A tale of divine love, viraha bhakti, and the highest form of spiritual devotion that the world has ever known

📖 Srimad Bhagavatam
🪷 Gita Govinda
🙏 Viraha Bhakti
📜 Brahma Vaivarta Purana

Scriptural Sources for This Narrative

Srimad Bhagavatam (Canto 10)

Krishna's departure from Vrindavan and the Gopis' grief

Brahma Vaivarta Purana

Radha-Krishna's divine relationship and separation

Gita Govinda by Jayadeva

Poetic expression of Radha's longing and reunion

Chaitanya Charitamrita

Chaitanya Mahaprabhu's theology of viraha bhakti

Key Sanskrit Concepts in This Story

Viraha:Separation; the ache of longing for the divine
Bhakti:Devotion; selfless love directed toward God
Prema:Divine love; the purest form of spiritual affection
Madhurya Rasa:Sweet love; the conjugal devotional mood toward God

Krishna's Departure from Vrindavan — A Farewell That Lasted Forever

The story of Radha and Krishna is widely celebrated as the greatest love story in Indian spiritual tradition. Their divine play (lila) in the groves of Vrindavan — dancing under moonlit skies on the banks of the Yamuna, stealing butter with mischief and grace, and exchanging glances that held the entire cosmos — fills volumes of devotional poetry. Yet there is a chapter in their story that is far less discussed, one that strikes at the very heart of devotion: the moment Krishna left Vrindavan and never returned.

According to the Srimad Bhagavatam (Canto 10), when Krishna was still a youth, the tyrant Kamsa sent Akrura, a nobleman and devotee, to Vrindavan with a chariot to bring Krishna and his brother Balarama to the city of Mathura. Kamsa had designs to kill Krishna during a wrestling tournament. Krishna, however, knew that his earthly mission required him to leave the pastoral paradise where he had grown up among cowherds, cows, peacocks, and the Gopis — the milkmaids whose love for him was boundless.

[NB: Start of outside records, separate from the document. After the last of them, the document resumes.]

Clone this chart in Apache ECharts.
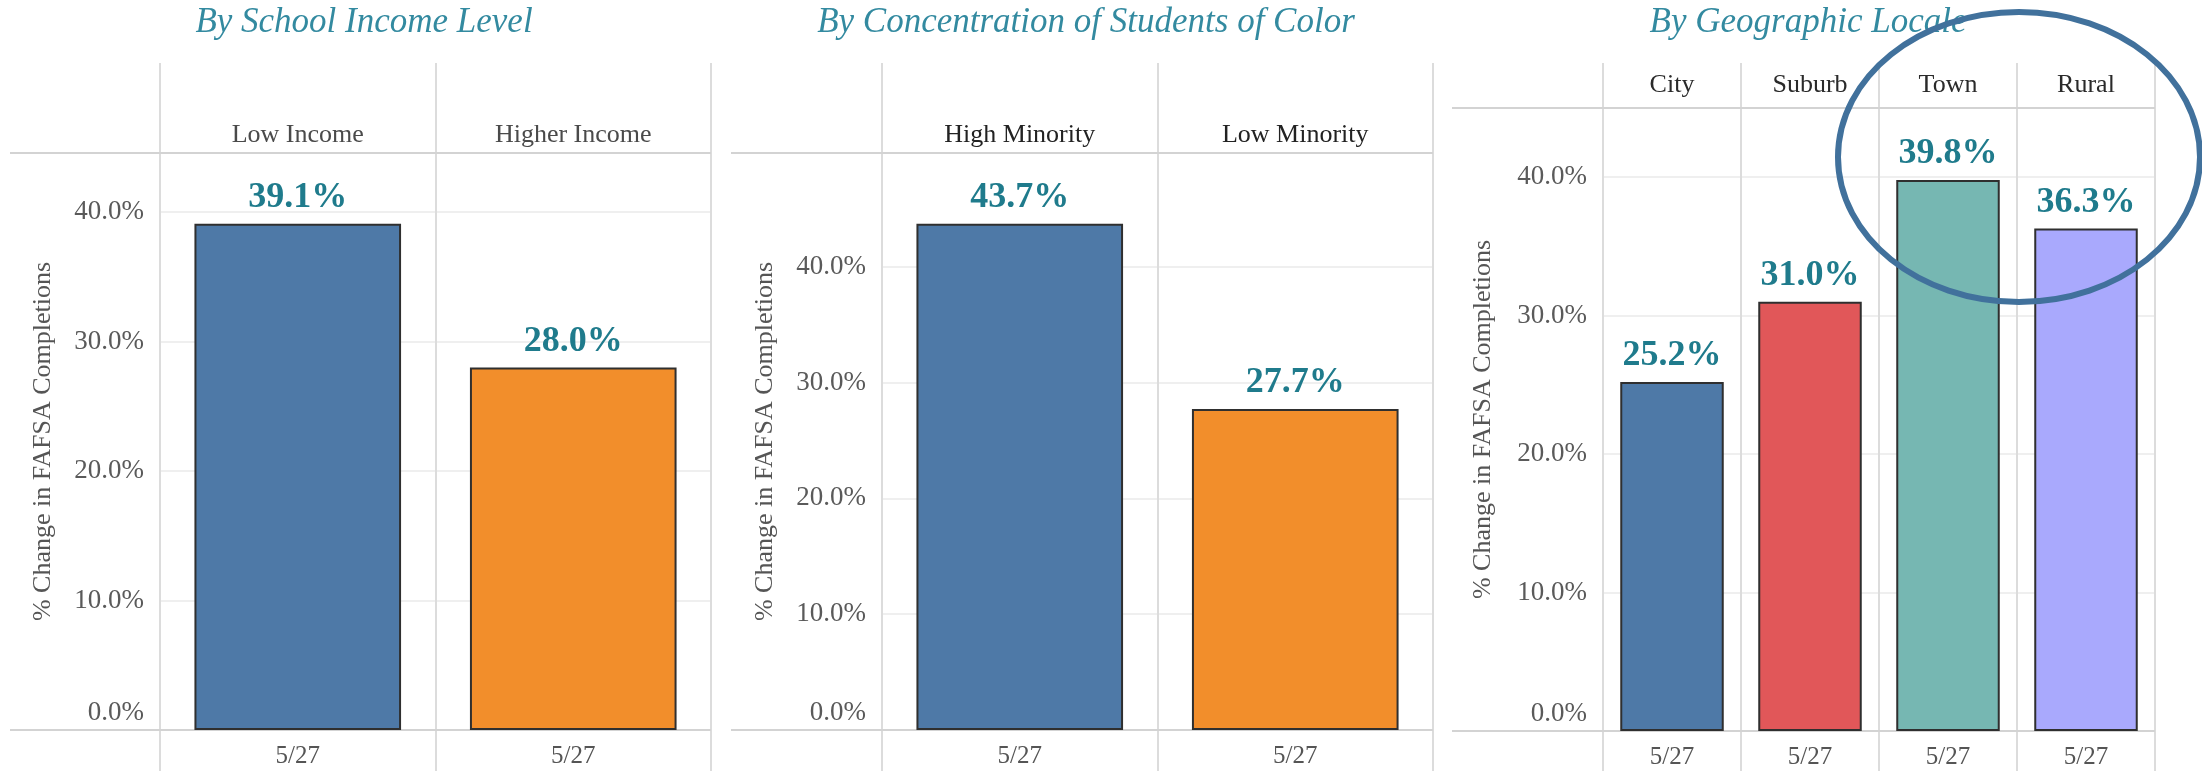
<!DOCTYPE html>
<html>
<head>
<meta charset="utf-8">
<script src="https://cdn.jsdelivr.net/npm/echarts/dist/echarts.min.js"></script>
<style>
html,body{margin:0;padding:0;background:#ffffff;overflow:hidden}
#chart{width:2202px;height:771px}
</style>
</head>
<body>
<div id="chart"></div>
<script>
// ---------- data ----------
const panelTitles = ['By School Income Level', 'By Concentration of Students of Color', 'By Geographic Locale'];
const incomeCategories = ['Low Income', 'Higher Income'];
const incomeValues = [39.1, 28.0];
const minorityCategories = ['High Minority', 'Low Minority'];
const minorityValues = [43.7, 27.7];
const localeCategories = ['City', 'Suburb', 'Town', 'Rural'];
const localeValues = [25.2, 31.0, 39.8, 36.3];
const dateLabel = '5/27';
const yTickValues = [0, 10, 20, 30, 40];
const yAxisTitle = '% Change in FAFSA Completions';
const incomeColors = ['#4e79a7', '#f28e2b'];
const minorityColors = ['#4e79a7', '#f28e2b'];
const localeColors = ['#4e79a7', '#e15759', '#76b7b2', '#a9a9fd'];

// ---------- layout / style ----------
const FONT = '"Liberation Serif", "Times New Roman", serif';
const TICK_SIZE = 27;
const panels = [
  { cats: incomeCategories, vals: incomeValues, colors: incomeColors, headColor: '#4a4a4a',
    plotL: 160, plotR: 711, top: 153, bottom: 730, ruleL: 10, max: 44.56, headMargin: 5, titleX: 359, nameGap: 104 },
  { cats: minorityCategories, vals: minorityValues, colors: minorityColors, headColor: '#222222',
    plotL: 882, plotR: 1433, top: 153, bottom: 730, ruleL: 731, max: 49.8, headMargin: 5, titleX: 1081, nameGap: 104 },
  { cats: localeCategories, vals: localeValues, colors: localeColors, headColor: '#2a2a2a',
    plotL: 1603, plotR: 2155, top: 108, bottom: 731, ruleL: 1452, max: 45.0, headMargin: 10, titleX: 1803, nameGap: 107 }
];
const W = 2202, H = 771;
const ruleTop = 63;

const option = {
  backgroundColor: '#ffffff',
  animation: false,
  title: [], grid: [], xAxis: [], yAxis: [], series: [],
  graphic: []
};

panels.forEach((p, i) => {
  option.title.push({
    text: panelTitles[i], left: p.titleX, top: 0, textAlign: 'center',
    textStyle: { fontFamily: FONT, fontStyle: 'italic', fontWeight: 'normal', fontSize: 35, color: '#338aa0' }
  });
  const g0 = option.grid.length;
  option.grid.push({ left: p.plotL, width: p.plotR - p.plotL, top: p.top, height: p.bottom - p.top, containLabel: false });
  option.grid.push({ left: p.plotL, width: p.plotR - p.plotL, top: ruleTop, height: H - ruleTop });
  option.grid.push({ left: p.ruleL, width: p.plotR - p.ruleL, top: p.top, height: p.bottom - p.top });

  const x0 = option.xAxis.length;
  option.xAxis.push({
    type: 'category', gridIndex: g0, position: 'bottom', data: p.cats,
    axisLine: { show: false }, axisTick: { show: false }, splitLine: { show: false },
    axisLabel: { interval: 0, margin: 14, formatter: () => dateLabel, fontFamily: FONT, fontSize: 25, color: '#555555' }
  });
  option.xAxis.push({
    type: 'category', gridIndex: g0, position: 'top', data: p.cats,
    axisLine: { show: false }, axisTick: { show: false }, splitLine: { show: false },
    axisLabel: { interval: 0, margin: p.headMargin, fontFamily: FONT, fontSize: 26, color: p.headColor }
  });
  option.xAxis.push({
    type: 'category', gridIndex: g0 + 1, data: p.cats,
    axisLine: { show: false }, axisTick: { show: false }, axisLabel: { show: false },
    splitLine: { show: true, interval: 0, lineStyle: { color: '#dcdcdc', width: 2 } }
  });
  option.xAxis.push({ type: 'value', gridIndex: g0 + 2, show: false, min: 0, max: 1 });

  const y0 = option.yAxis.length;
  option.yAxis.push({
    type: 'value', gridIndex: g0, min: 0, max: p.max, interval: 10, z: 0,
    name: yAxisTitle, nameLocation: 'middle', nameGap: p.nameGap,
    nameTextStyle: { fontFamily: FONT, fontSize: 26, color: '#555555' },
    axisLine: { show: false }, axisTick: { show: false },
    axisLabel: {
      margin: 16, fontFamily: FONT, fontSize: TICK_SIZE, color: '#5a5a5a', showMaxLabel: false,
      formatter: v => {
        if (yTickValues.indexOf(v) < 0) return '';
        const s = v.toFixed(1) + '%';
        return v === yTickValues[0] ? '{m|' + s + '}' : s;
      },
      rich: { m: { fontFamily: FONT, fontSize: TICK_SIZE, color: '#5a5a5a', padding: [0, 0, 34, 0] } }
    },
    splitLine: { show: true, lineStyle: { color: '#efefef', width: 2 } }
  });
  option.yAxis.push({ type: 'value', gridIndex: g0 + 1, show: false, min: 0, max: 1 });
  option.yAxis.push({
    type: 'value', gridIndex: g0 + 2, min: 0, max: 1, interval: 1, z: 1,
    axisLine: { show: false }, axisTick: { show: false }, axisLabel: { show: false },
    splitLine: { show: true, lineStyle: { color: '#d3d3d3', width: 2 } }
  });

  option.series.push({
    type: 'bar', xAxisIndex: x0, yAxisIndex: y0, z: 3,
    barCategoryGap: '25%',
    data: p.vals.map((v, k) => ({ value: v, itemStyle: { color: p.colors[k] } })),
    itemStyle: { borderColor: '#2f2f2f', borderWidth: 2 },
    label: {
      show: true, position: 'top', distance: 8,
      formatter: d => d.value.toFixed(1) + '%',
      fontFamily: FONT, fontWeight: 'bold', fontSize: 36, color: '#1f7b8c'
    }
  });
});

// annotation ellipse around Town / Rural
option.graphic.push({
  type: 'ellipse', z: 100, silent: true,
  shape: { cx: 2019, cy: 157, rx: 181, ry: 145 },
  style: { fill: 'none', stroke: '#41719c', lineWidth: 6 }
});

const chart = echarts.init(document.getElementById('chart'), null, { renderer: 'canvas', width: W, height: H });
chart.setOption(option);
</script>
</body>
</html>
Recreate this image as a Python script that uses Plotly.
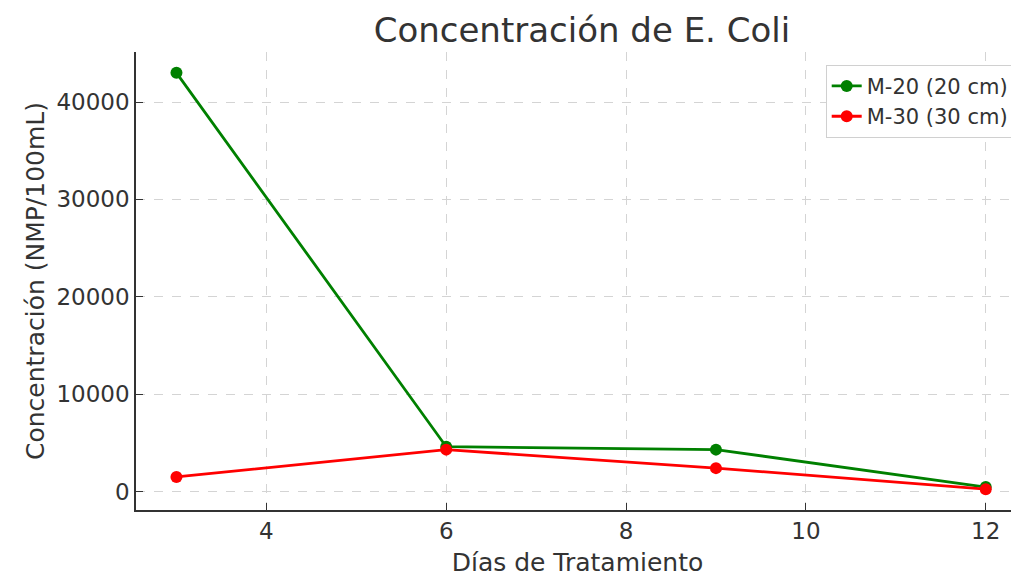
import plotly.graph_objects as go

dias = [3, 6, 9, 12]
m20 = [43000, 4600, 4300, 460]
m30 = [1500, 4300, 2400, 240]
series_names = ["M-20 (20 cm)", "M-30 (30 cm)"]
x_ticks = [4, 6, 8, 10, 12]
y_ticks = [0, 10000, 20000, 30000, 40000]

font_family = "DejaVu Sans"
text_color = "#333333"

fig = go.Figure()
fig.add_trace(go.Scatter(x=dias, y=m20, mode="lines+markers", name=series_names[0],
                         line=dict(color="green", width=2.8), marker=dict(color="green", size=12)))
fig.add_trace(go.Scatter(x=dias, y=m30, mode="lines+markers", name=series_names[1],
                         line=dict(color="red", width=2.8), marker=dict(color="red", size=12)))

axis_common = dict(
    showgrid=True, gridcolor="#d4d4d4", griddash="dash", gridwidth=1,
    showline=True, linecolor="#333333", linewidth=1.5,
    ticks="inside", ticklen=7, tickcolor="#333333", tickwidth=1.2,
    tickfont=dict(family=font_family, size=23, color=text_color),
    zeroline=False,
)

fig.update_layout(
    width=1011, height=569,
    paper_bgcolor="white", plot_bgcolor="white",
    margin=dict(l=128, r=0, t=44, b=67),
    title=dict(text="Concentración de E. Coli", xref="paper", x=0.505, xanchor="center", y=0.961, yanchor="middle",
               font=dict(family=font_family, size=34, color=text_color)),
    xaxis=dict(range=[2.55, 12.37], tickvals=x_ticks,
               title=dict(text="Días de Tratamiento", font=dict(family=font_family, size=25, color=text_color), standoff=11),
               **axis_common),
    yaxis=dict(range=[-1900, 45140], tickvals=y_ticks, ticktext=[str(v) for v in y_ticks],
               title=dict(text="Concentración (NMP/100mL)", font=dict(family=font_family, size=25, color=text_color), standoff=5),
               **axis_common),
    legend=dict(x=0.994, xanchor="right", y=0.972, yanchor="top",
                bgcolor="white", bordercolor="#d0d0d0", borderwidth=1,
                font=dict(family=font_family, size=21, color=text_color)),
    showlegend=True,
)

fig.write_html("out.html")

When the news spread that Krishna was departing, the entire village was plunged into grief. The cows stopped grazing, the peacocks ceased their dance, and the Yamuna's waters grew still as though mourning. The Gopis — those women who had given every atom of their being to Krishna — ran after the chariot, weeping and pleading. But Krishna, fulfilling his role as the Supreme, departed. He slew Kamsa, liberated Mathura, and eventually established the kingdom of Dwaraka far to the west on the coast of Gujarat. He became a king, a statesman, a counselor to the Pandavas, and the speaker of the Bhagavad Gita. But he never returned to Vrindavan.

This single fact — that Krishna never went back — is the seed from which the entire theology of viraha bhakti (devotion through separation) grew into one of the most profound spiritual teachings in Hinduism. And at the center of this separation stands Radha, whose love and longing became the very definition of the highest devotion.

The Gopis' Grief and Radha's Supreme Viraha

The grief of the Gopis after Krishna's departure is described in the Srimad Bhagavatam with breathtaking emotional depth. They wandered through the forests of Vrindavan calling out his name, seeing him in every tree, every flower, every breeze. They re-enacted his lilas, with one Gopi pretending to be Krishna while others played the parts of his childhood adventures — lifting Govardhan Hill, subduing the serpent Kaliya. Their pain was not ordinary grief; it was a cosmic ache, the soul's longing for its source.

Among all the Gopis, Radha's suffering was supreme. While the scriptures describe the collective grief of the milkmaids, the devotional traditions — particularly those of the Brahma Vaivarta Purana and later Gaudiya Vaishnava acharyas — single out Radha as the one whose separation was the most intense and the most spiritually significant. Radha was not merely one of many devotees; she was Krishna's own hladini shakti, his pleasure potency, the divine feminine counterpart without whom the Supreme is incomplete.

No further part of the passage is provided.